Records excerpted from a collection
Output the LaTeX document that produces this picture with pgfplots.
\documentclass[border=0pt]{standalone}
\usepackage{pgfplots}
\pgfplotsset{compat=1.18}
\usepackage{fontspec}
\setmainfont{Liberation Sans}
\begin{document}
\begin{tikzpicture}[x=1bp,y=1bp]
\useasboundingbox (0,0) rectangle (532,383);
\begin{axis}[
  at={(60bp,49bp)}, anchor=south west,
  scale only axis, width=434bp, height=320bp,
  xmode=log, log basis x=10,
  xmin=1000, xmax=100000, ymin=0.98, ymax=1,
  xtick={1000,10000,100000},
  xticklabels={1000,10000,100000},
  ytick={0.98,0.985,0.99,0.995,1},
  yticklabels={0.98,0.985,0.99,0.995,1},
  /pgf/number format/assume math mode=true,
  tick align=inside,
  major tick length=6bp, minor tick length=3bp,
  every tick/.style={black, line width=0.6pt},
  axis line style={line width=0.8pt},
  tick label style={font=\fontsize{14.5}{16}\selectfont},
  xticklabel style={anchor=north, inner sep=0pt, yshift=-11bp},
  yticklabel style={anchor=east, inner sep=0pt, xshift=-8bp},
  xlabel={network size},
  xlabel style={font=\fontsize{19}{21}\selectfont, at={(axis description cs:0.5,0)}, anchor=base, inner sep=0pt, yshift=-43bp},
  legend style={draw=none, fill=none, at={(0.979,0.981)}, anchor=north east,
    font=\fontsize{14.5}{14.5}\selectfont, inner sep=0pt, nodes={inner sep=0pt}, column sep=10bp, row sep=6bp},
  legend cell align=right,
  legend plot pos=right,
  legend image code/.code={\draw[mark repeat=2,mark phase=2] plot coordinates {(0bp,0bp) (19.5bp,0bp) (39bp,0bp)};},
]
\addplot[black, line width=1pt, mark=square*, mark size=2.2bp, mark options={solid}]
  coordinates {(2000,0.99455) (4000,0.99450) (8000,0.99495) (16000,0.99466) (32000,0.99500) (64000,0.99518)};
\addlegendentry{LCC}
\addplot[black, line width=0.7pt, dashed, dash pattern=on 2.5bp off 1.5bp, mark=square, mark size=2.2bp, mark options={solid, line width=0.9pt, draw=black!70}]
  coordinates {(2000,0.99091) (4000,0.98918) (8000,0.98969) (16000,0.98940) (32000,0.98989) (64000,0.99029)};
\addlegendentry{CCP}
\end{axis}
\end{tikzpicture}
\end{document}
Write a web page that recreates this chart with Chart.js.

--

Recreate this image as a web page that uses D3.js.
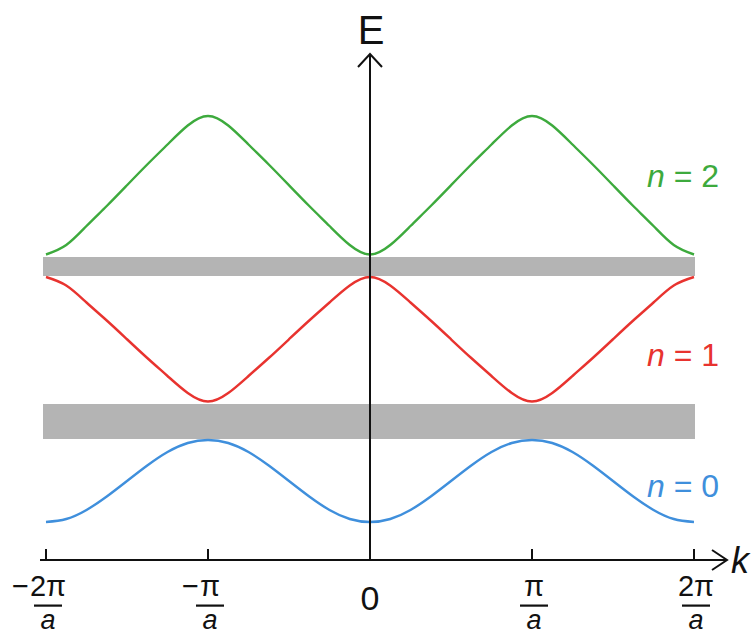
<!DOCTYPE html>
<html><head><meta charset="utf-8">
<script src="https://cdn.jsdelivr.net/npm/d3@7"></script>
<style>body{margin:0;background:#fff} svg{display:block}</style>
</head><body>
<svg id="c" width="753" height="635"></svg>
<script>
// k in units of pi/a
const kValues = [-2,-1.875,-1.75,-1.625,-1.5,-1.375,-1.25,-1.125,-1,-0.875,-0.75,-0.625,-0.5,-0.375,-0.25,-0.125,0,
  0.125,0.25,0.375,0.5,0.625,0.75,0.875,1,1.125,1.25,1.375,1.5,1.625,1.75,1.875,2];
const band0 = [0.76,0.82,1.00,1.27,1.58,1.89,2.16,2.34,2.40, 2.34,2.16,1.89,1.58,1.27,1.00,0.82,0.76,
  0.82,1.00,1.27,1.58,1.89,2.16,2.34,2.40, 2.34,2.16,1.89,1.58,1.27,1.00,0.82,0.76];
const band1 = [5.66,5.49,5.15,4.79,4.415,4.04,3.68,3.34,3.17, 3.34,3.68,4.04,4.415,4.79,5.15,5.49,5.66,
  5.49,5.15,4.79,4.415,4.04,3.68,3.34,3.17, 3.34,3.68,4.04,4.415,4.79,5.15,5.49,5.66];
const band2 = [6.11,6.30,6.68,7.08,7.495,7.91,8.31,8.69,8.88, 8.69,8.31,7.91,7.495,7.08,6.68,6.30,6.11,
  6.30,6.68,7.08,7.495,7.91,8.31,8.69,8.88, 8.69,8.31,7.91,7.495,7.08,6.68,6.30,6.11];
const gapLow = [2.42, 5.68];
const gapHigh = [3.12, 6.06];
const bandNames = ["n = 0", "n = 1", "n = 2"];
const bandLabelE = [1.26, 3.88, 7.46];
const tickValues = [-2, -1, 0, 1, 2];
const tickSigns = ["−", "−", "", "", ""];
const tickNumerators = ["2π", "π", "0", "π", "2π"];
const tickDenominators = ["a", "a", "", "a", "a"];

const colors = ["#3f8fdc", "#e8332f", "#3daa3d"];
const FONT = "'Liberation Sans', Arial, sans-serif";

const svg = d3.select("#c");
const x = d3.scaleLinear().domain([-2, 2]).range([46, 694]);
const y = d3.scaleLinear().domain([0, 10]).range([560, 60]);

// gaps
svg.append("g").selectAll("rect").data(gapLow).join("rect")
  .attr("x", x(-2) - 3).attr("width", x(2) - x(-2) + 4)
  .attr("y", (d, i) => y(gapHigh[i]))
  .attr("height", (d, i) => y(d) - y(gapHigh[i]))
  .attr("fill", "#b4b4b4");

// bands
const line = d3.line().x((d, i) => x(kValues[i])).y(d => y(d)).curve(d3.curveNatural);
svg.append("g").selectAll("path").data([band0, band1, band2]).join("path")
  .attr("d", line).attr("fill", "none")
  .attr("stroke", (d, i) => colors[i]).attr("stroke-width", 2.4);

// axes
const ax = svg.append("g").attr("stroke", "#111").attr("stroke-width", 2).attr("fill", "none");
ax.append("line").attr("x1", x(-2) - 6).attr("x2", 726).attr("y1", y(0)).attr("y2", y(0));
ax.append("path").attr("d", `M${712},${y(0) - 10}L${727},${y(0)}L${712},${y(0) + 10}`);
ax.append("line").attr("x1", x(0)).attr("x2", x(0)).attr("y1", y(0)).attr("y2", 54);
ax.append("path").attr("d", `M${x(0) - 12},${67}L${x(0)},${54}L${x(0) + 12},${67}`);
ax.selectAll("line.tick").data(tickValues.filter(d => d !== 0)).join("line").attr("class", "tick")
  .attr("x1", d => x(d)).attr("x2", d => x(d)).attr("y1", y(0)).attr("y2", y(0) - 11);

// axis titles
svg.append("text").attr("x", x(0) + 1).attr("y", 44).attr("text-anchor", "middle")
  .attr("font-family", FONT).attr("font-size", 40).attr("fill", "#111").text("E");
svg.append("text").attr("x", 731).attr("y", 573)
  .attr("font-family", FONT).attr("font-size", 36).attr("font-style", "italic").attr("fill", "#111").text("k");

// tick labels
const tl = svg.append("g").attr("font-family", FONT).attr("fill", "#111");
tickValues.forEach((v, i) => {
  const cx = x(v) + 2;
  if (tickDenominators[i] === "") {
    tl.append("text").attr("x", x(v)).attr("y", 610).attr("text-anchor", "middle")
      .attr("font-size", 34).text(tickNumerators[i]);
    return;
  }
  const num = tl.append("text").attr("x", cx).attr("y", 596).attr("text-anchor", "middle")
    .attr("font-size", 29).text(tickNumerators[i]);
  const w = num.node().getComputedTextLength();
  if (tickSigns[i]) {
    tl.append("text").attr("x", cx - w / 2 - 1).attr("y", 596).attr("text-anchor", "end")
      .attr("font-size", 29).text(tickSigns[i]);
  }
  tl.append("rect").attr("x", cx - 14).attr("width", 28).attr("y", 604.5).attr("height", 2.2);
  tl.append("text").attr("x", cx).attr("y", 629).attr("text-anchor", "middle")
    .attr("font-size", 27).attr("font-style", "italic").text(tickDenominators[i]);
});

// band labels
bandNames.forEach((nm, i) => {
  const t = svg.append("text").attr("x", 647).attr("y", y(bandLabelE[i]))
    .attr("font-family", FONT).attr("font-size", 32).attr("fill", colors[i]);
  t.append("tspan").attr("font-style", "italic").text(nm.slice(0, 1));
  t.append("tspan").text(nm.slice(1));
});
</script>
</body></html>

...

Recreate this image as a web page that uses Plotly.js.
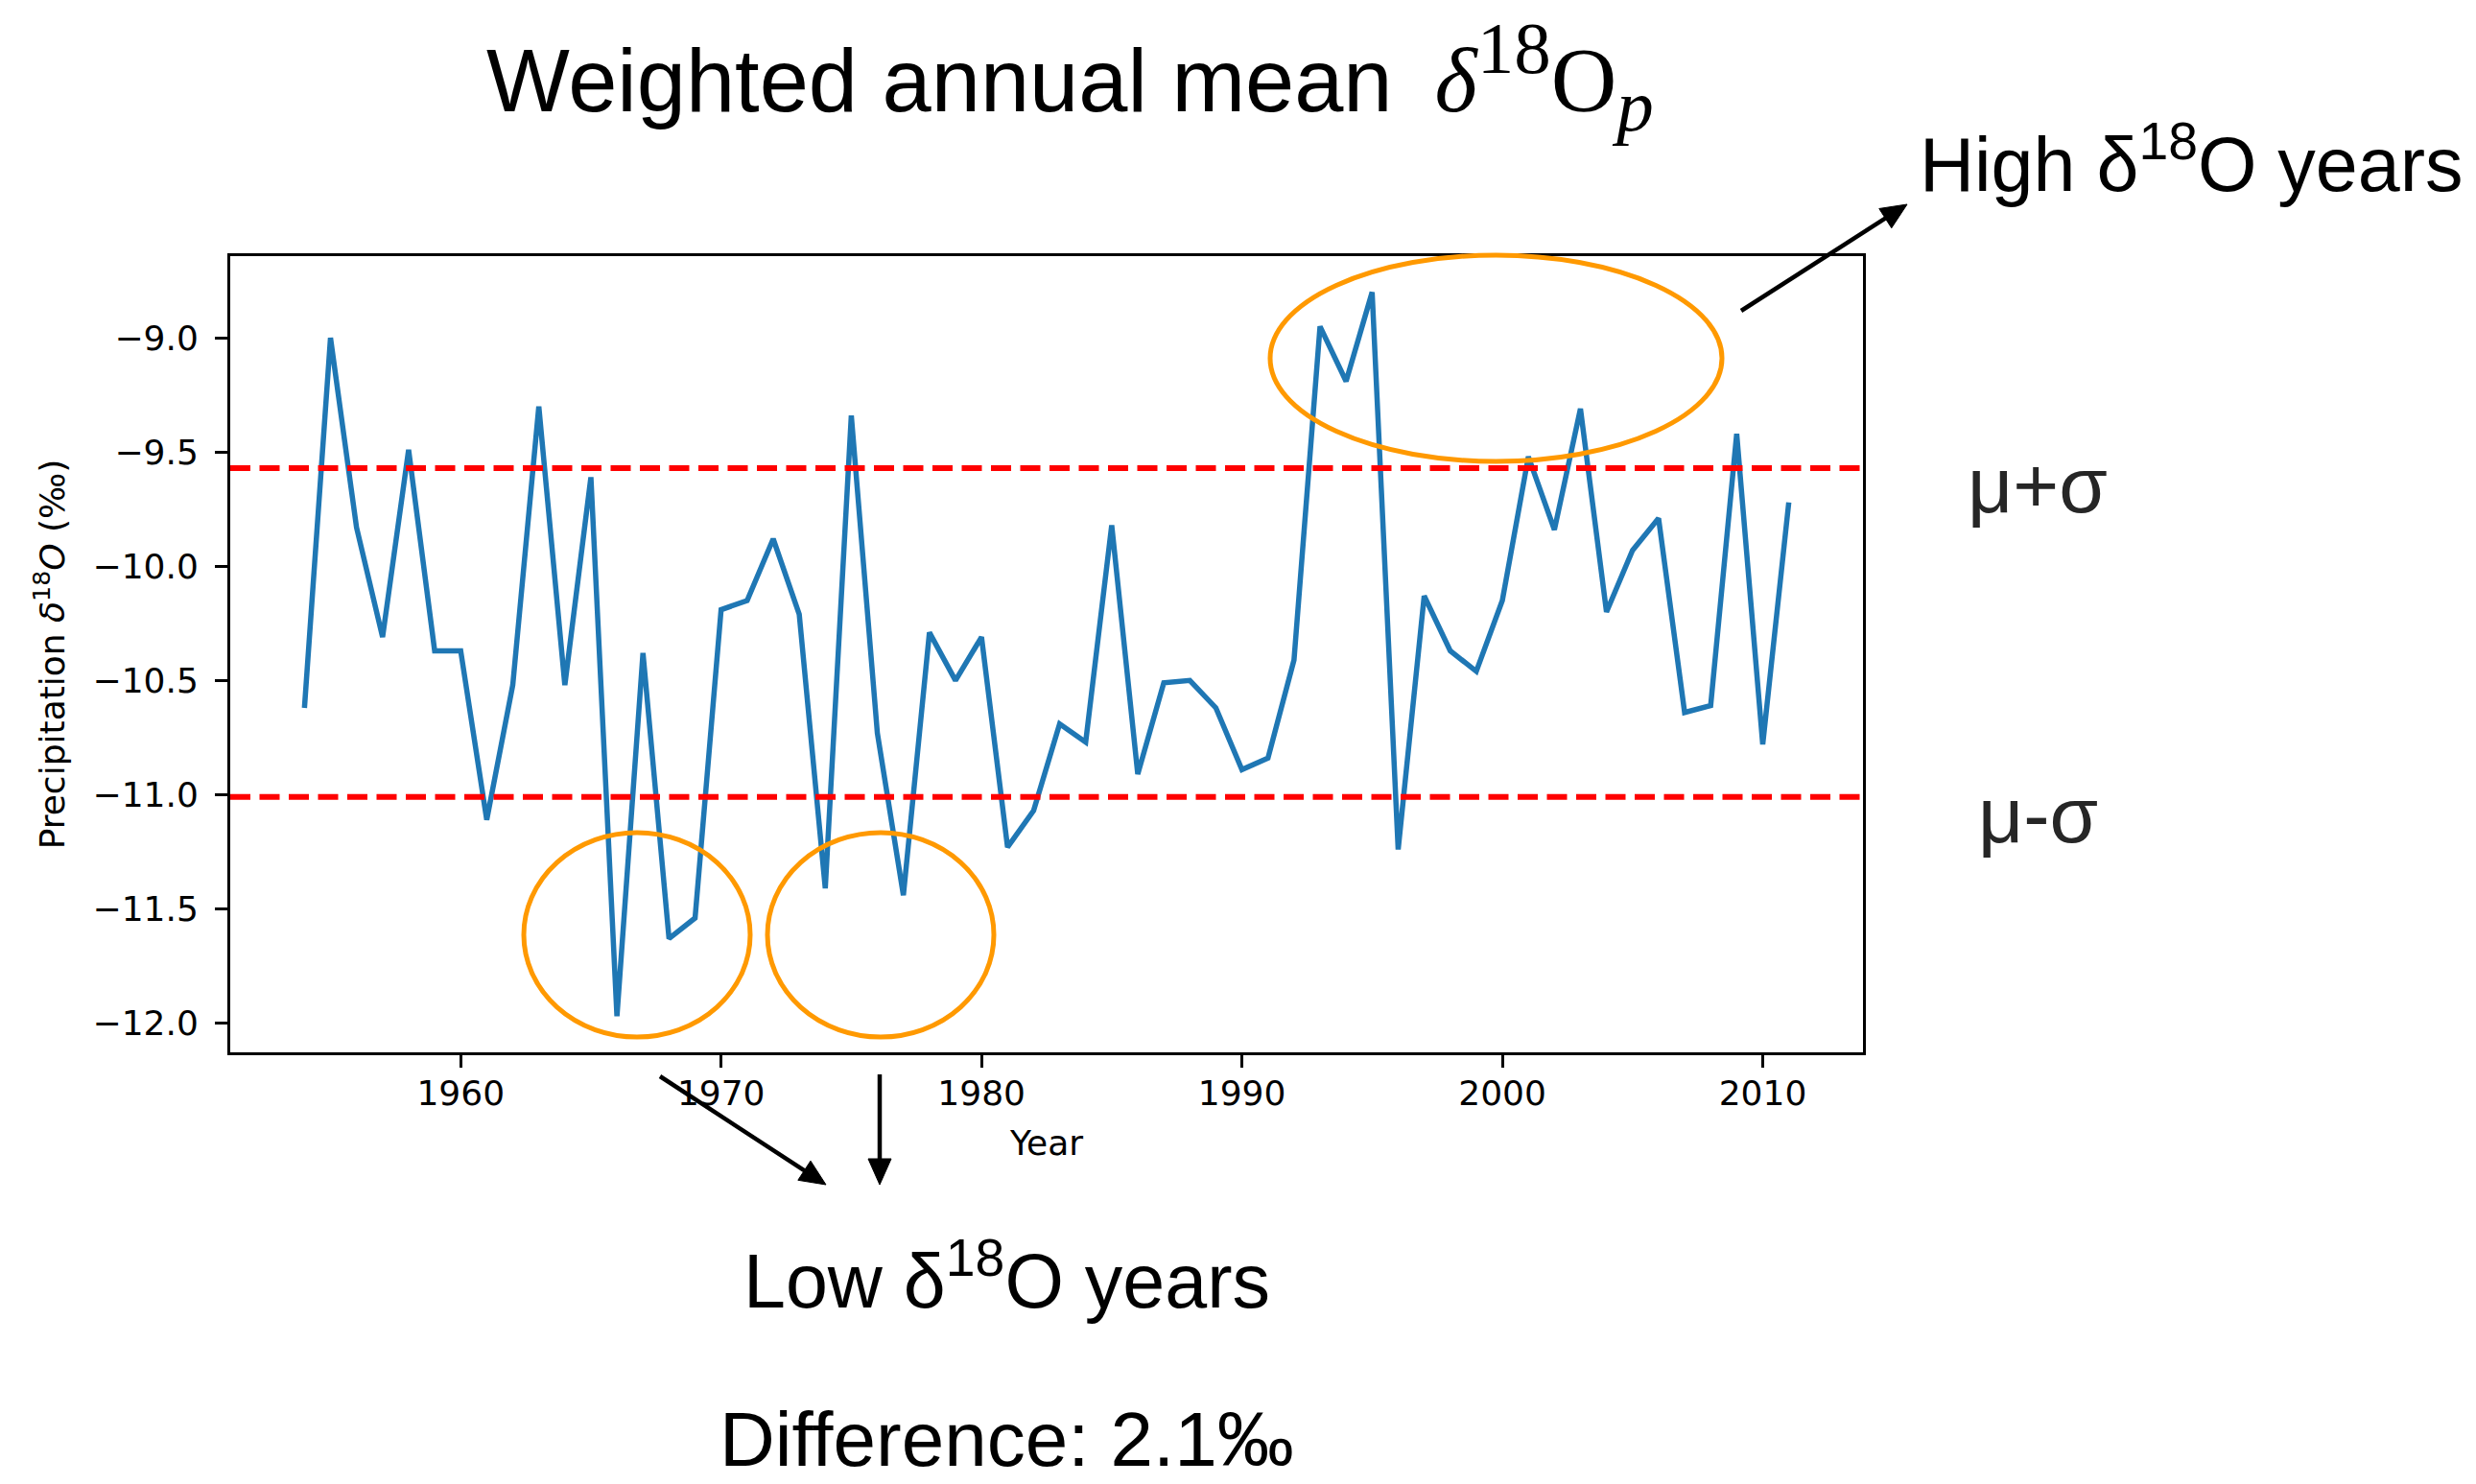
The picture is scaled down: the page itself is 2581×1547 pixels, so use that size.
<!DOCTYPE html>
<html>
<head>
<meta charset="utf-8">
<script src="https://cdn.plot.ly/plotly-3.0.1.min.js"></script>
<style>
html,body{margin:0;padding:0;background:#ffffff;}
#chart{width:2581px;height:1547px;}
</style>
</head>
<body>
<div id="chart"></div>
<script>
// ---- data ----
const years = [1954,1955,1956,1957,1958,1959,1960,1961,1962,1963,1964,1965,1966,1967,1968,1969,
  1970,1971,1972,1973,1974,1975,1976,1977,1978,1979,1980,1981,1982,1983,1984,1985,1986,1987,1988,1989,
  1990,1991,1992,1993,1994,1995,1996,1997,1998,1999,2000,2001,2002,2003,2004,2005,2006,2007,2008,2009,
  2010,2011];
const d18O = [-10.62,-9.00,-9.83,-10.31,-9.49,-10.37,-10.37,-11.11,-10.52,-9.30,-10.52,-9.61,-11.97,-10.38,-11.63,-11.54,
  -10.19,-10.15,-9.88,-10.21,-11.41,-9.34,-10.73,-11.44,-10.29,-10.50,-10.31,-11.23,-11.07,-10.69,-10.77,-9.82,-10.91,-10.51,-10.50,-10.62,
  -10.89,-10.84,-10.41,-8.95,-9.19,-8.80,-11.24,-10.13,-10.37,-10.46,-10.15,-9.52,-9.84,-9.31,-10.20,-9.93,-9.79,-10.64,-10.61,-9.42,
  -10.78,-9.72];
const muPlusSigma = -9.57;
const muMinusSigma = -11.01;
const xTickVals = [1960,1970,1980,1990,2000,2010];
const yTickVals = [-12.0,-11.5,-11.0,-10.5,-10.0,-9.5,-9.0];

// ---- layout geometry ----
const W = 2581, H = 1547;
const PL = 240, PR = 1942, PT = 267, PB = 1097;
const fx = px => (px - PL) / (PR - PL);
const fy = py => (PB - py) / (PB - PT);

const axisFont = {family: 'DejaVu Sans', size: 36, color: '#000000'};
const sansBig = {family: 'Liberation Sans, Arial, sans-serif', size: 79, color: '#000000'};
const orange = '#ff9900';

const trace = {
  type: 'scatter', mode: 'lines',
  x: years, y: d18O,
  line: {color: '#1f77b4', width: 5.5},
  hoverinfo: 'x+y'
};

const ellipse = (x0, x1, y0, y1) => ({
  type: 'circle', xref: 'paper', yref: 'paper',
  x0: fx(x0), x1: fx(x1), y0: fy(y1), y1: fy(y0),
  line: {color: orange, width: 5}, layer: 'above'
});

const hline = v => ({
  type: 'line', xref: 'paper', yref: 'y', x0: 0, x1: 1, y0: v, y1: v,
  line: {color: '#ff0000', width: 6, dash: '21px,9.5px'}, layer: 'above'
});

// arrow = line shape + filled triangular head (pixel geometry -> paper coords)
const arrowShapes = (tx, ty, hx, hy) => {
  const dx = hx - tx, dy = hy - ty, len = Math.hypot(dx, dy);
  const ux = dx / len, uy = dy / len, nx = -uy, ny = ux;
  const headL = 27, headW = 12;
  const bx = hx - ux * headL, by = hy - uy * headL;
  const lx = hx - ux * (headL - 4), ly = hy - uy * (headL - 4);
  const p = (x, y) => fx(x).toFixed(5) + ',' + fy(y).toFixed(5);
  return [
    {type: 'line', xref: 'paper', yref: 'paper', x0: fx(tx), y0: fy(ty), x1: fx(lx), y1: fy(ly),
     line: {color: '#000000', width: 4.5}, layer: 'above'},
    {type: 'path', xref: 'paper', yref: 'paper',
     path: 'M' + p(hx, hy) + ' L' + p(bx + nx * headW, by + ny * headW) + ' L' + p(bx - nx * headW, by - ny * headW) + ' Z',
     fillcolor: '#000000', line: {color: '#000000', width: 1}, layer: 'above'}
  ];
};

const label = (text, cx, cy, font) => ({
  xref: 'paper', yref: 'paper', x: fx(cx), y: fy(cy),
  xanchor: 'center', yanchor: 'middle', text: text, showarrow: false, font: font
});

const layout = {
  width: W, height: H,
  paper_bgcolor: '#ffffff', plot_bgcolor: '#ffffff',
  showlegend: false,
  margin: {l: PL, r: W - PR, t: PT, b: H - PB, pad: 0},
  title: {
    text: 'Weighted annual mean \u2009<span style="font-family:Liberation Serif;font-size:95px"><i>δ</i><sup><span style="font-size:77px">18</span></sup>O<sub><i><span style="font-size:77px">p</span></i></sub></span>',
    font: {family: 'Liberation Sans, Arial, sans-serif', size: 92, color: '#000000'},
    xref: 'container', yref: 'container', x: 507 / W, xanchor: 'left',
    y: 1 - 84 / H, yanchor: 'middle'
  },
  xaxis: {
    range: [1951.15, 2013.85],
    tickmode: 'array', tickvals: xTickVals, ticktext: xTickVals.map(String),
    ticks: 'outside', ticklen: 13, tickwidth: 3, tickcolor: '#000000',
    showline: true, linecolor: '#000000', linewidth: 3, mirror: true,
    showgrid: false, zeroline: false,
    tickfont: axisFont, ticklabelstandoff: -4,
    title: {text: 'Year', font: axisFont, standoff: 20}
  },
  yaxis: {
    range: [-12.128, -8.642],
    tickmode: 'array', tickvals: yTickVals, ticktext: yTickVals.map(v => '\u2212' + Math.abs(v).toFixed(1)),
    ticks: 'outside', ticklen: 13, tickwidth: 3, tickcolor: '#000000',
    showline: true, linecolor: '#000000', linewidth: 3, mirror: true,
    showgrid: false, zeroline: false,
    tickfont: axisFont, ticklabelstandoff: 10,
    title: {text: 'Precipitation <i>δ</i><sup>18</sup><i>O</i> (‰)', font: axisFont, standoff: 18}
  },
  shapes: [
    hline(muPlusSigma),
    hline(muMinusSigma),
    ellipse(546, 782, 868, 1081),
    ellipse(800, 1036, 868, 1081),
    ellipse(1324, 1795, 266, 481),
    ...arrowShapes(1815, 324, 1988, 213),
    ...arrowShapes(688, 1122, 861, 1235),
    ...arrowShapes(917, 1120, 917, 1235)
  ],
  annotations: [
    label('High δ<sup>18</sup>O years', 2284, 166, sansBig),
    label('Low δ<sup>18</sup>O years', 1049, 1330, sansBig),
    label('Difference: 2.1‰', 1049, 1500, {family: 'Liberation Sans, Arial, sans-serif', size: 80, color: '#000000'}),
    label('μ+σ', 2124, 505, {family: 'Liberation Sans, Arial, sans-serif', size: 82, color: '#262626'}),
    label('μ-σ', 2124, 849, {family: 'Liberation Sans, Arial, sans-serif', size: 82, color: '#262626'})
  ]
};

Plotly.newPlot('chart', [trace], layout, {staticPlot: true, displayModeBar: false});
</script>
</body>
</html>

Your task.
Find all the lines containing "this" in the material, then copy them.

Reply to the exercise.
Output the LaTeX document that produces this picture with pgfplots.
Write a web page that recreates this chart with Chart.js.
Recreate this image as a web page that uses D3.js.
Recreate this image as a web page that uses Plotly.js.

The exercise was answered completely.